Exercise aim:
Do not repeat pictures. Repeat exactly the lines of the listing below from its first line through the line with "var panelTitles = ['Tecido".

[Rows from a dataset of charts and code]
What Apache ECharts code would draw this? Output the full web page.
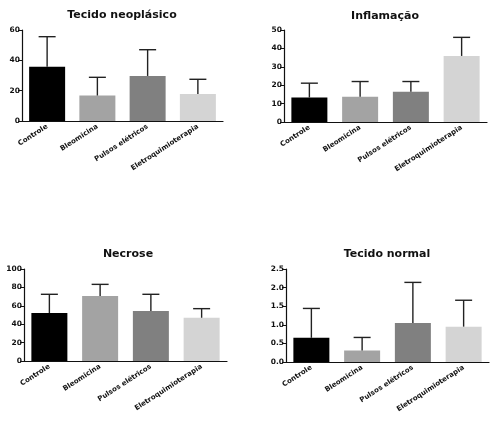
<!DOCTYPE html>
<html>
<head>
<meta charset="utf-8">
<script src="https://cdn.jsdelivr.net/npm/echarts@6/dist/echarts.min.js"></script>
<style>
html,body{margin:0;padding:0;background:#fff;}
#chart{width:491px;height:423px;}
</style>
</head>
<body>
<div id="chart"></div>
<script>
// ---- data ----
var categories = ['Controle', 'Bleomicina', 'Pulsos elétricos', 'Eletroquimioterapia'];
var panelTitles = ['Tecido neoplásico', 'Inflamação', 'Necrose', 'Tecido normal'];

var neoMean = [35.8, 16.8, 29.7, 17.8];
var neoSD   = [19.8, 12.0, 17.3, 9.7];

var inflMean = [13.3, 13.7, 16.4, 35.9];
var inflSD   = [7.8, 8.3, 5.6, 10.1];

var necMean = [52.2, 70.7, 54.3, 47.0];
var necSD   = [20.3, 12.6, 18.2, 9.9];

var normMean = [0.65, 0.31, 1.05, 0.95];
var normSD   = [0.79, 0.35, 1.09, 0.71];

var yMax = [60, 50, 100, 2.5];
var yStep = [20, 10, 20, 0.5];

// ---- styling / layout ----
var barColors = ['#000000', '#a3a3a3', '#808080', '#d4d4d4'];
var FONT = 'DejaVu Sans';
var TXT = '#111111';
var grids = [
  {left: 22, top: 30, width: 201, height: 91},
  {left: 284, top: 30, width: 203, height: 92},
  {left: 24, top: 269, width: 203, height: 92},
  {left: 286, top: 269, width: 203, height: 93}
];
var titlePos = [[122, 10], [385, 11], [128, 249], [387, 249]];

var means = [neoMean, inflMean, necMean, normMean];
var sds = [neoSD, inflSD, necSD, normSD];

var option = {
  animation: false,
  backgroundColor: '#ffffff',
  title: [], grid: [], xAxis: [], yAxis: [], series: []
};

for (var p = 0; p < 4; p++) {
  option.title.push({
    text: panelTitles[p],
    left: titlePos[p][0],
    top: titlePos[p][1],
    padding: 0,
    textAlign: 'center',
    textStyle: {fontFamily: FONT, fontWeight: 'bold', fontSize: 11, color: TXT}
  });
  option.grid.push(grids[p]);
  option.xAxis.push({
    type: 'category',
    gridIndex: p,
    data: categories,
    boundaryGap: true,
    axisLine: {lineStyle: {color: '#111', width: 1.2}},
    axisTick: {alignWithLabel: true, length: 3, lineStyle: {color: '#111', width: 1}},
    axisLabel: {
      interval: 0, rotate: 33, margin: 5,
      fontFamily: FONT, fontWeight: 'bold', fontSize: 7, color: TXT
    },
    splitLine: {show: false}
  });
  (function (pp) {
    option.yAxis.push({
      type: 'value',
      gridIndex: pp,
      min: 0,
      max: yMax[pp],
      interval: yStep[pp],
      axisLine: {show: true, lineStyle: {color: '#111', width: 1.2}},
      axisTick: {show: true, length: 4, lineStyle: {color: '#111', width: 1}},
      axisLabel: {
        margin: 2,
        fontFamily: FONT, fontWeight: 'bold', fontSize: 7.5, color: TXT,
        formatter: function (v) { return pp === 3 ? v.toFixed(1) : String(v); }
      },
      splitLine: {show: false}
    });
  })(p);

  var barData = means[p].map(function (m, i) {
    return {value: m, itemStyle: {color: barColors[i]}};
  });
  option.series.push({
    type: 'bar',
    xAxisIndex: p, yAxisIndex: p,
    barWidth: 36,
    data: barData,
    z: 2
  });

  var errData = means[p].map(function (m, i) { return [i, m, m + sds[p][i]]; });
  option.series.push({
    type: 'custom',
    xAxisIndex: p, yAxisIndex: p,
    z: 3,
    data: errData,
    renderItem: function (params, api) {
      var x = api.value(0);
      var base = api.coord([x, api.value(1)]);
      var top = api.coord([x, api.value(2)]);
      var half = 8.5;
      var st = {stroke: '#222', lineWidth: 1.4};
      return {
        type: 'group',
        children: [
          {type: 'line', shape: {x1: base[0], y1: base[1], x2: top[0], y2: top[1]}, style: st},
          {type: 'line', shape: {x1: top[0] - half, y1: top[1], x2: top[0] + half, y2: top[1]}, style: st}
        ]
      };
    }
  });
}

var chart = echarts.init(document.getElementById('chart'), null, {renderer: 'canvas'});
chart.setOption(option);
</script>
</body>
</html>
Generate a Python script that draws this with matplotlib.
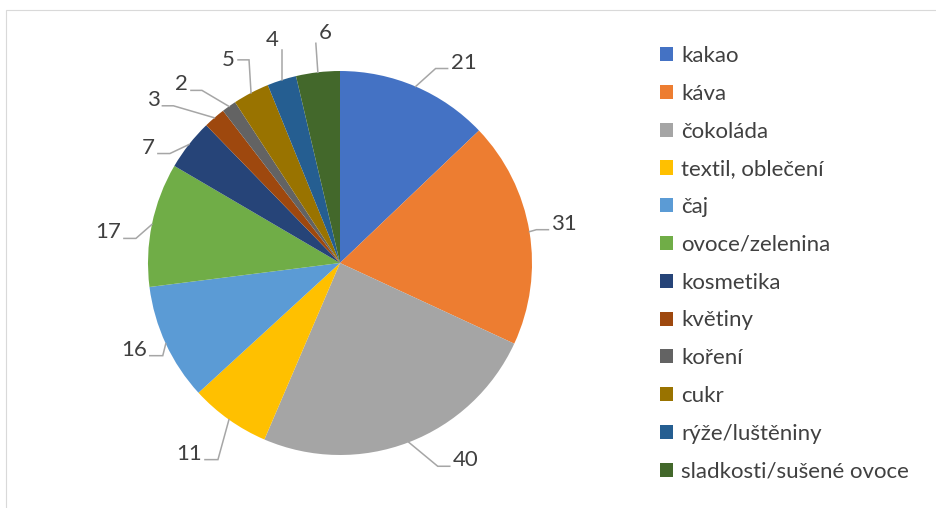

Answer:
What Apache ECharts code would draw this? Output the full web page.
<!DOCTYPE html>
<html>
<head>
<meta charset="utf-8">
<script src="https://cdn.jsdelivr.net/npm/echarts@6/dist/echarts.min.js"></script>
<style>
html,body{margin:0;padding:0;background:#fff;}
#chart{width:491px;height:423px;}
</style>
</head>
<body>
<div id="chart"></div>
<script>
// ---- data ----
var categories = ['Controle', 'Bleomicina', 'Pulsos elétricos', 'Eletroquimioterapia'];
var panelTitles = ['Tecido neoplásico', 'Inflamação', 'Necrose', 'Tecido normal'];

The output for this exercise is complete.